Urban areas have particular sensitivities to climate change, and therefore adaptation to a warming planet represents a challenging new issue for urban policy makers in both the developed and developing world. Further to climate mitigation strategies implemented in various cities over the past 20 years, more recent efforts of urban management have also included actions taken to adapt to increasing temperatures, sea level and extreme events.  Comparing existing experiences of several cities, we identify relevant levels of administrative adaptation planning, the tools and information used in making policy choices, and the roles of governance and finance in urban adaptation to climate change.

Important factors for successful adaptation planning include institutional assets such as good capacities for governance, participation in networks and personal engagement for this novel policy. On the physical side, we find less innovative solutions, as most measures for physical adaptation depend on traditional strategies for urban planning and infrastructure dimensioning. Zoning, urban greening, and realization of protection measures against erosion and flood surge represent the main part of urban adaptation activities, integrated by  “soft measures” for increasing resilience, such as insurance, early warning systems and capacity building.

Adaptation planning undertaken in the urban context, particularly related to infrastructures protecting against flooding and sea level rise (SLR), can be extremely costly and may require a long time horizon. Considering the high amount of values at stake, in economic, cultural and social terms, the protection of these values through adaptation must be considered a necessity rather than an option.

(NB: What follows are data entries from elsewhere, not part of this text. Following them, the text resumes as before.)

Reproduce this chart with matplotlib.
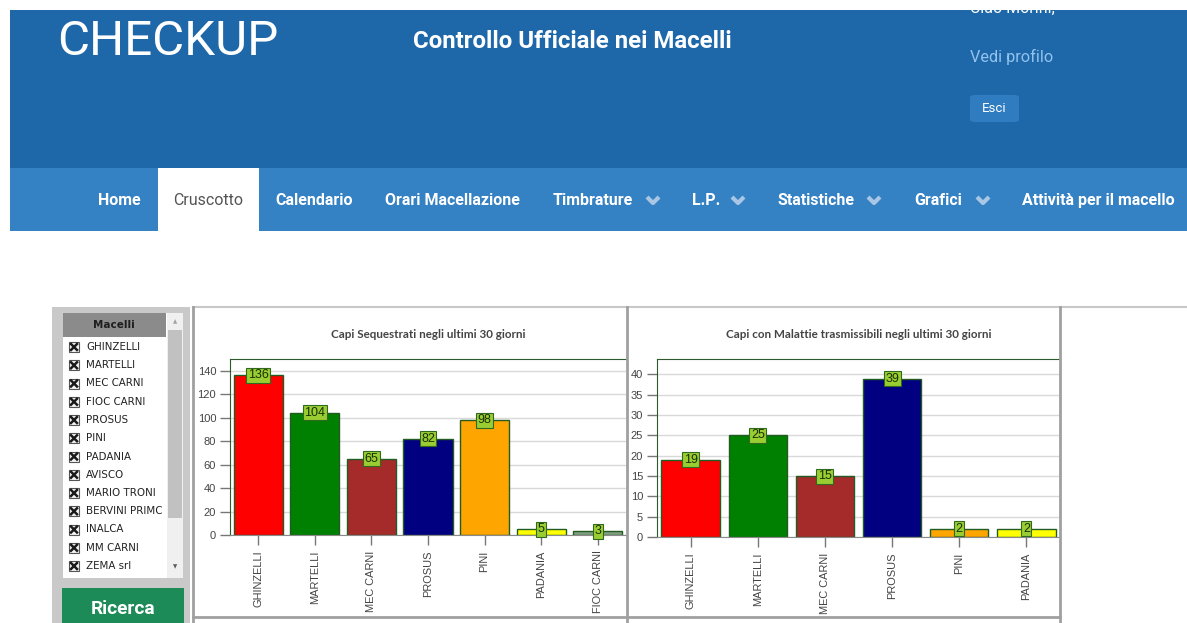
import matplotlib
matplotlib.use("Agg")
import matplotlib.pyplot as plt
from matplotlib.patches import Rectangle, FancyBboxPatch
from matplotlib.lines import Line2D
import numpy as np

# ---------------------------------------------------------------------------
# Data
# ---------------------------------------------------------------------------
seq_names = ["GHINZELLI", "MARTELLI", "MEC CARNI", "PROSUS", "PINI",
             "PADANIA", "FIOC CARNI"]
seq_values = [136, 104, 65, 82, 98, 5, 3]

mal_names = ["GHINZELLI", "MARTELLI", "MEC CARNI", "PROSUS", "PINI", "PADANIA"]
mal_values = [19, 25, 15, 39, 2, 2]

macelli = ["GHINZELLI", "MARTELLI", "MEC CARNI", "FIOC CARNI", "PROSUS",
           "PINI", "PADANIA", "AVISCO", "MARIO TRONI", "BERVINI PRIMC",
           "INALCA", "MM CARNI", "ZEMA srl"]

nav_items = ["Home", "Cruscotto", "Calendario", "Orari Macellazione",
             "Timbrature", "L.P.", "Statistiche", "Grafici",
             "Attività per il macello"]

# ---------------------------------------------------------------------------
# Styling
# ---------------------------------------------------------------------------
BAR_COLORS = {"GHINZELLI": "#ff0000", "MARTELLI": "#008000",
              "MEC CARNI": "#a52a2a", "PROSUS": "#000080",
              "PINI": "#ffa500", "PADANIA": "#ffff00",
              "FIOC CARNI": "#809f80"}
HEADER_BLUE = "#1e67a9"
NAV_BLUE = "#3481c4"
W, H = 1187, 623

fig = plt.figure(figsize=(W / 100, H / 100), dpi=100)


def box(x0, y0, x1, y1, **kw):
    fig.patches.append(Rectangle((x0 / W, 1 - y1 / H), (x1 - x0) / W,
                                 (y1 - y0) / H, transform=fig.transFigure, **kw))


def label(x, y, s, **kw):
    fig.text(x / W, 1 - y / H, s, **kw)


def line(xs, ys, **kw):
    fig.lines.append(Line2D([x / W for x in xs], [1 - y / H for y in ys],
                            transform=fig.transFigure, **kw))


# ---------------------------------------------------------------------------
# Header + nav
# ---------------------------------------------------------------------------
box(10, 10, W, 168, facecolor=HEADER_BLUE, edgecolor="none", zorder=1)
box(10, 168, W, 231, facecolor=NAV_BLUE, edgecolor="none", zorder=1)
box(158, 168, 259, 231, facecolor="white", edgecolor="none", zorder=1.5)

label(57, 42, "CHECKUP", family="Roboto", fontsize=35.5, color="white",
      va="center", ha="left", zorder=2)
label(413, 41, "Controllo Ufficiale nei Macelli", family="Roboto",
      fontsize=17.3, fontweight="bold", color="white", va="center",
      ha="left", zorder=2)
label(970, 13, "Ciao Morini,", family="Roboto", fontsize=11.5, color="white",
      va="baseline", ha="left", zorder=2)
box(0, 0, W, 10, facecolor="white", edgecolor="none", zorder=5)
label(970, 57, "Vedi profilo", family="Roboto", fontsize=11.7,
      color="#93c3ee", va="center", ha="left", zorder=2)
fig.patches.append(FancyBboxPatch((970 / W, 1 - 122 / H), 49 / W, 27 / H,
                                  boxstyle="round,pad=0,rounding_size=0.004",
                                  transform=fig.transFigure,
                                  facecolor="#2f7cc1", edgecolor="none",
                                  zorder=1.5))
label(994.5, 108, "Esci", family="Roboto", fontsize=9.5, color="white",
      va="center", ha="center", zorder=2)

nav_left = [98, 173, 275, 385, 553, 692, 777, 914, 1022]
chevrons = {"Timbrature": 653, "L.P.": 738, "Statistiche": 874, "Grafici": 983}
for name, x in zip(nav_items, nav_left):
    active = name == "Cruscotto"
    label(x, 200, name, family="Roboto", fontsize=11.5,
          fontweight="normal" if active else "bold",
          color="#555555" if active else "white", va="center", ha="left",
          zorder=2)
    if name in chevrons:
        cx = chevrons[name]
        line([cx - 6, cx, cx + 6], [197, 203, 197], color="#a9c7e5", lw=3,
             solid_capstyle="butt", zorder=2)

# ---------------------------------------------------------------------------
# Left list panel
# ---------------------------------------------------------------------------
box(52, 307, 190, 623, facecolor="#c9c9c9", edgecolor="none", zorder=1)
box(63, 313, 183, 578, facecolor="white", edgecolor="none", zorder=1.2)
box(63, 313, 166, 337, facecolor="#8b8b8b", edgecolor="none", zorder=1.3)
box(167, 313, 183, 578, facecolor="#f0f0f0", edgecolor="none", zorder=1.3)
box(168, 330, 182, 518, facecolor="#c1c1c1", edgecolor="none", zorder=1.4)
label(114, 325, "Macelli", family="DejaVu Sans", fontsize=7.5,
      fontweight="bold", color="#1e1e1e", ha="center", va="center", zorder=2)
label(175, 322, "▲", family="DejaVu Sans", fontsize=4, color="#a0a0a0",
      ha="center", va="center", zorder=2)
label(175, 567, "▼", family="DejaVu Sans", fontsize=4, color="#606060",
      ha="center", va="center", zorder=2)
for i, name in enumerate(macelli):
    y = 347 + i * 18.25
    box(69, y - 5, 79, y + 5, facecolor="#f4f4f4", edgecolor="#555555",
        lw=0.8, zorder=2)
    line([71, 77], [y - 3, y + 3], color="#1a1a1a", lw=1.8, zorder=2.1)
    line([71, 77], [y + 3, y - 3], color="#1a1a1a", lw=1.8, zorder=2.1)
    label(86, y, name, family="DejaVu Sans", fontsize=7.4, color="#222222",
          ha="left", va="center", zorder=2)

box(62, 588, 184, 630, facecolor="#1d8b57", edgecolor="none", zorder=1.3)
label(123, 609, "Ricerca", family="Roboto", fontsize=13.8, fontweight="bold",
      color="white", ha="center", va="center", zorder=2)

# ---------------------------------------------------------------------------
# Chart panels
# ---------------------------------------------------------------------------
line([193, W], [307, 307], color="#c8c8c8", lw=1.5, zorder=3)
line([193, 1060], [617, 617], color="#a0a0a0", lw=2, zorder=3)
for x in (193, 627, 1060):
    line([x, x], [307, 623], color="#a0a0a0", lw=2, zorder=3)


def bar_chart(rect, names, values, ymax, yticks, title):
    x0, top, x1, bottom = rect
    ax = fig.add_axes([x0 / W, 1 - bottom / H, (x1 - x0) / W,
                       (bottom - top) / H])
    ax.set_zorder(2)
    xs = np.arange(len(names))
    ax.bar(xs, values, 0.87, color=[BAR_COLORS[n] for n in names],
           edgecolor="#235c23", linewidth=1, zorder=2)
    for xi, v in zip(xs, values):
        ax.text(xi, v, str(v), ha="center", va="center", fontsize=9,
                family="Liberation Sans", color="#183000", zorder=4,
                bbox=dict(boxstyle="square,pad=0.12", fc="#9acd32",
                          ec="#2f6b1f", lw=0.8))
    ax.set_xlim(-0.5, len(names) - 0.5)
    ax.set_ylim(0, ymax)
    ax.set_yticks(yticks)
    ax.set_xticks(xs)
    ax.set_xticklabels(names, rotation=90, family="Liberation Sans",
                       fontsize=7.9, color="#444444")
    for t in ax.get_yticklabels():
        t.set_family("Liberation Sans")
    ax.tick_params(axis="y", labelsize=8, labelcolor="#444444",
                   color="#777777", length=7, width=1, pad=3)
    ax.tick_params(axis="x", color="#777777", length=7, width=1, pad=4)
    ax.grid(True, axis="y", color="#d9d9d9", lw=1, zorder=0)
    ax.set_axisbelow(True)
    ax.spines["right"].set_visible(False)
    ax.spines["top"].set_color("#2d5a2d")
    ax.spines["left"].set_color("#2d5a2d")
    ax.spines["bottom"].set_color("#8a8a8a")
    ax.text(0.5, 1 + 25 / (bottom - top), title, transform=ax.transAxes,
            ha="center", va="center", family="Lato", fontweight="bold",
            fontsize=8.4, color="#444444")
    return ax


bar_chart((230, 359, 626, 535), seq_names, seq_values, 150,
          np.arange(0, 141, 20), "Capi Sequestrati negli ultimi 30 giorni")
bar_chart((657, 359, 1060, 537), mal_names, mal_values, 43.8,
          np.arange(0, 41, 5),
          "Capi con Malattie trasmissibili negli ultimi 30 giorni")

fig.savefig("out.png", dpi=100)
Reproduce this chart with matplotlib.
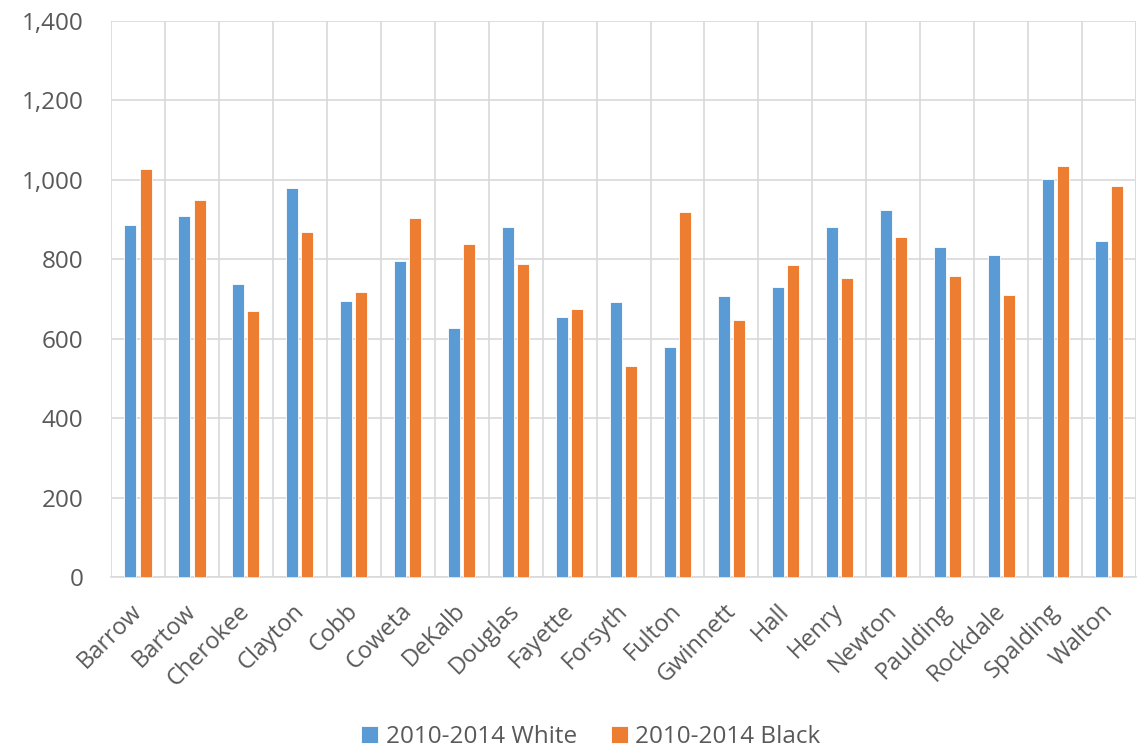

As a consequence, the costs of measures of implementation are rarely considered. In those cases where economic criteria have been considered, cost-efficiency or cost-benefit criteria in adaptation planning have been observed having a twofold function: the calculations of potential benefits from adaptation can prove the economic viability of adaptation measures, providing thus a further trigger for starting adaptation processes, or on a different level, can provide support for decision making between different adaptation options and time horizons for implementation.